» **Directions**: The line containing "pos.append(pos[-1] + (lines[i" marks the end: extract everything from the first line of the data through that line, exactly, with no pictures.

-- start Supplied data --

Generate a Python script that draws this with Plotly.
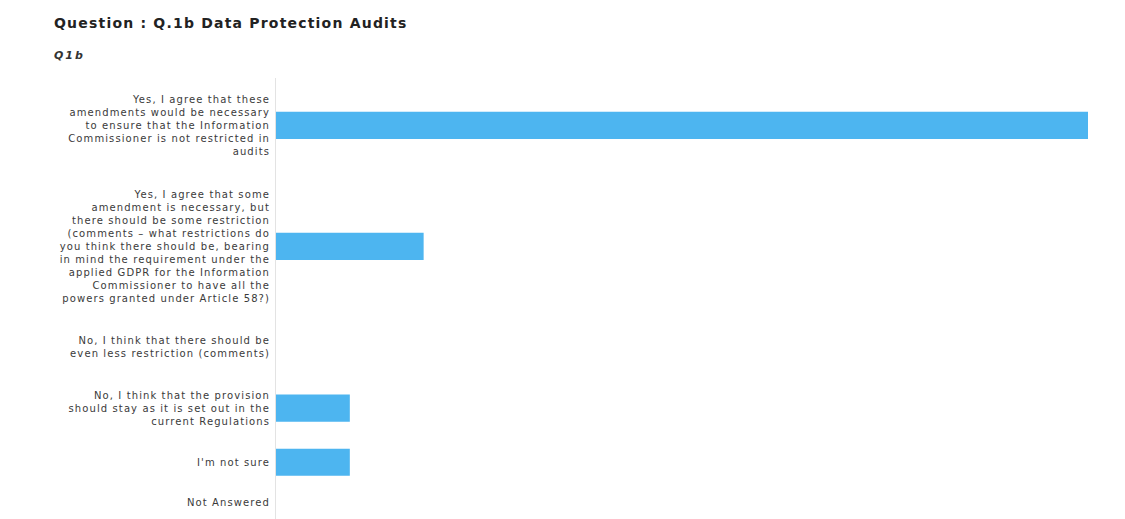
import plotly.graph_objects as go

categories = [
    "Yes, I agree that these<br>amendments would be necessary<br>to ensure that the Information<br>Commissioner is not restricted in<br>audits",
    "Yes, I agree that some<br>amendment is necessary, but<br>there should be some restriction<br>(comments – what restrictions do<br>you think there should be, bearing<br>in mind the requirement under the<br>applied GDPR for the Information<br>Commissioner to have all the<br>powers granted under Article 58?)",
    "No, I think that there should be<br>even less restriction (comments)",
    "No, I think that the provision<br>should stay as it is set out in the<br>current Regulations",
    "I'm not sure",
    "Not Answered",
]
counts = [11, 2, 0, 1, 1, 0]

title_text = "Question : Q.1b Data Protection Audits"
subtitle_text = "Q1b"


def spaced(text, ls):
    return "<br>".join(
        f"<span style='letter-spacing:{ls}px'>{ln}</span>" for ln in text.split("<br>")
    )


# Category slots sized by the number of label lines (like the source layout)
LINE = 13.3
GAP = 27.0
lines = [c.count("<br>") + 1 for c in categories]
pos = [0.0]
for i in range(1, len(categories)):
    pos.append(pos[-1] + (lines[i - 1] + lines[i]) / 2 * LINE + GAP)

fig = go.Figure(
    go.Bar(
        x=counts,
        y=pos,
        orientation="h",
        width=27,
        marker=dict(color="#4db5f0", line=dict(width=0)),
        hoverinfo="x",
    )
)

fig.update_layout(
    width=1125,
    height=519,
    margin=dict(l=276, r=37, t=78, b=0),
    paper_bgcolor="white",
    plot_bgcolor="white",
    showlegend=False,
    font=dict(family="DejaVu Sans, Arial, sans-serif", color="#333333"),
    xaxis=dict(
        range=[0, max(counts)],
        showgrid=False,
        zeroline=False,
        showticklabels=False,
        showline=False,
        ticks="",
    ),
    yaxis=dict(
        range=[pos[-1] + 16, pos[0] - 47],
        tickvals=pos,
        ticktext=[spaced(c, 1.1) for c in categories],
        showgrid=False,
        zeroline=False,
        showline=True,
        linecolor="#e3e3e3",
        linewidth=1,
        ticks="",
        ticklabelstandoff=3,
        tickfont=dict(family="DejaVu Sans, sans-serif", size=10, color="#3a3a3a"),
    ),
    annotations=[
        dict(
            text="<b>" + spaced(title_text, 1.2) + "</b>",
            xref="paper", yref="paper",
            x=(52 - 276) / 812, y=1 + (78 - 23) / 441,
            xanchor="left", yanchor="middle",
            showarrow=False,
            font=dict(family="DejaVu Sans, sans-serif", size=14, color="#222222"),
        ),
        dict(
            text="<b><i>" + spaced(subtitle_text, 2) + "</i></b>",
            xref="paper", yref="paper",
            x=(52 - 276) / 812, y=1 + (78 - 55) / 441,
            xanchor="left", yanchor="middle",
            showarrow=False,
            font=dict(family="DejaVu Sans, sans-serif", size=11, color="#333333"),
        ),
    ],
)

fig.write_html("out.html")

-- end Supplied data --

» **Result of this exercise**:
Generate a Python script that draws this with Plotly.
import plotly.graph_objects as go

categories = [
    "Yes, I agree that these<br>amendments would be necessary<br>to ensure that the Information<br>Commissioner is not restricted in<br>audits",
    "Yes, I agree that some<br>amendment is necessary, but<br>there should be some restriction<br>(comments – what restrictions do<br>you think there should be, bearing<br>in mind the requirement under the<br>applied GDPR for the Information<br>Commissioner to have all the<br>powers granted under Article 58?)",
    "No, I think that there should be<br>even less restriction (comments)",
    "No, I think that the provision<br>should stay as it is set out in the<br>current Regulations",
    "I'm not sure",
    "Not Answered",
]
counts = [11, 2, 0, 1, 1, 0]

title_text = "Question : Q.1b Data Protection Audits"
subtitle_text = "Q1b"


def spaced(text, ls):
    return "<br>".join(
        f"<span style='letter-spacing:{ls}px'>{ln}</span>" for ln in text.split("<br>")
    )


# Category slots sized by the number of label lines (like the source layout)
LINE = 13.3
GAP = 27.0
lines = [c.count("<br>") + 1 for c in categories]
pos = [0.0]
for i in range(1, len(categories)):
    pos.append(pos[-1] + (lines[i - 1] + lines[i]) / 2 * LINE + GAP)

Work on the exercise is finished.